Loi Tshiani : l’IRDH appelle à l’irrecevabilité !

Mémorandum
Analyse technique de l’irrecevabilité et l’inconstitutionnalité de « la proposition de loi de l’Honorable Nsingi PULULU modifiant et complétant la Loi No 04/024 du 12 Novembre 2004 relative à nationalité congolaise ».
I. INTRODUCTION
Au cours de sa séance plénière du 21 mars 2023, l’Assemblée Nationale a adopté et inséré, au calendrier des travaux de la session Ordinaire de mars 2023, « la proposition de loi modifiant et complétant la Loi Numéro 04/024 du 12 Novembre 2004 relative à la nationalité congolaise ». Celle-ci est transmise à la Commission Politique Administrative et Juridique (PAJ), afin de programmer un débat général, en séance plénière. L’Honorable Pululu propose la modification des articles 1,4, 12, 19, 24, 26, 29, 30, 31, 35, 36, 39, 41, 42, 51,52 et 53 de la loi n°04/029 du 12 novembre 2004 relative à la nationalité congolaise.

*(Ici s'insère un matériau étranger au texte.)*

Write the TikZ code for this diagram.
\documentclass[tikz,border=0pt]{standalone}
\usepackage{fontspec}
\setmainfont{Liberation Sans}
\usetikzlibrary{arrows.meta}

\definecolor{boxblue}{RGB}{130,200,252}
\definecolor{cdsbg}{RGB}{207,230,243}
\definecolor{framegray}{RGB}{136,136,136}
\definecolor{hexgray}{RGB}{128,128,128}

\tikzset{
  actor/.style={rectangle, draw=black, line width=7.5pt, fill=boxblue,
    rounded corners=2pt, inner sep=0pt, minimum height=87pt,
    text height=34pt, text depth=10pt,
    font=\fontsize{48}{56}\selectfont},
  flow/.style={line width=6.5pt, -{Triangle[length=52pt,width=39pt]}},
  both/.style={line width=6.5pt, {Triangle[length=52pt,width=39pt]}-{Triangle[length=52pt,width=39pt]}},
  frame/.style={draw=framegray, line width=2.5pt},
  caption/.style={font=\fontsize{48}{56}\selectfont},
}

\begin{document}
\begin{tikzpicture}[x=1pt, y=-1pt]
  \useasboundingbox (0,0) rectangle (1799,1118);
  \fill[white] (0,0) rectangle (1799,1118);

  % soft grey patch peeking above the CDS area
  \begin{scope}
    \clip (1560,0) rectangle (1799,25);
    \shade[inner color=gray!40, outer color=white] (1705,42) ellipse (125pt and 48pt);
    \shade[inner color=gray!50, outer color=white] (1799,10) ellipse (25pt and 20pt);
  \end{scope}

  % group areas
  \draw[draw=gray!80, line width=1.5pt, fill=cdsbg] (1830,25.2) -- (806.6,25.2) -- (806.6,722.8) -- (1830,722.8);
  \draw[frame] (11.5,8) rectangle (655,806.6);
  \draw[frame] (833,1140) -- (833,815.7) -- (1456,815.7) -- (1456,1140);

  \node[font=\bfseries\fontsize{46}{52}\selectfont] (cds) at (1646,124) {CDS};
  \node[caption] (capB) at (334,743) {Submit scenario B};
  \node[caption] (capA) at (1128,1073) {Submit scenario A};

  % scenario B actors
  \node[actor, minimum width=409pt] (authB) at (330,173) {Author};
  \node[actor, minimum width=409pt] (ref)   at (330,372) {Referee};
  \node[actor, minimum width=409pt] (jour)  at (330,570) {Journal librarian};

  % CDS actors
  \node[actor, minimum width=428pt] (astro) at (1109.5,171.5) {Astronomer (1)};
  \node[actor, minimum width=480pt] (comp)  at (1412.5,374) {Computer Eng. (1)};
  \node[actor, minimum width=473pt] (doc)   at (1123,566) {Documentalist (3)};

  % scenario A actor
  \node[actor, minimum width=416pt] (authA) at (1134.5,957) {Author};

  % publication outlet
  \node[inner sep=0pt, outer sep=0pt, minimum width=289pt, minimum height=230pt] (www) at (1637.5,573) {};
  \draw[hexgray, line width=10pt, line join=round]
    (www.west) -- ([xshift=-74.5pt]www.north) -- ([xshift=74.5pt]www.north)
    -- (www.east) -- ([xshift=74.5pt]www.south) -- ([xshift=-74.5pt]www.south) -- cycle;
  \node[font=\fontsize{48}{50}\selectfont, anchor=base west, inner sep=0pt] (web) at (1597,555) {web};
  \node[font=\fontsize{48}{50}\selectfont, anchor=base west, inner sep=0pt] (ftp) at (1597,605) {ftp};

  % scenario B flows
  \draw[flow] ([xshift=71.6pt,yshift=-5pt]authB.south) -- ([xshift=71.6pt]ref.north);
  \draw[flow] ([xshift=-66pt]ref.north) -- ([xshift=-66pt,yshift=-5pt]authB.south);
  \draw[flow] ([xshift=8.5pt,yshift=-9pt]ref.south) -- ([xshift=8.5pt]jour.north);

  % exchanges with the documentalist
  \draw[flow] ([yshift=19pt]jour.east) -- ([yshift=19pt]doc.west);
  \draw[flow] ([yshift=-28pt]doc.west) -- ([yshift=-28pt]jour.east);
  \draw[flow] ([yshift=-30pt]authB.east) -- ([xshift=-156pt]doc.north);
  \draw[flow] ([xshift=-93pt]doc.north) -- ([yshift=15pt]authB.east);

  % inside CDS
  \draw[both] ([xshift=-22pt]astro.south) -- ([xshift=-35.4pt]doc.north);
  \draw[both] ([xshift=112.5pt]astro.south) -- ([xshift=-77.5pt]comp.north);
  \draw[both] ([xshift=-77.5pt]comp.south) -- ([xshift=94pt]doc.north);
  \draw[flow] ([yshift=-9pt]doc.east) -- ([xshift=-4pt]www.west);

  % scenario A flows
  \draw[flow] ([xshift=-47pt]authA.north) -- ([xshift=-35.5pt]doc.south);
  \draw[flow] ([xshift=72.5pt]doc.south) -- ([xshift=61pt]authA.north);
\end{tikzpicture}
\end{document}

Sur ces 17 modifications proposées, la plus grande attention est attirée par le préambule et les articles 1, 4, 24 et 26 qui sont contradictoires, confus et inconstitutionnels.
En droit, pour être recevable et votée par l’Assemblée Nationale et le Senat, une proposition de loi doit être exempte de toute confusion et conforme à la Constitution en vigueur dans le pays. Elle doit s’inscrire dans l’ordre juridique, et éviter des conflits avec des textes légaux préexistants. Tel n’est pas le cas avec la proposition des modifications examinées ci-dessous. La présente analyse technique permet à l’Institut de recherche en droits humains (IRDH) de soumettre aux deux chambres des préoccupations citoyennes.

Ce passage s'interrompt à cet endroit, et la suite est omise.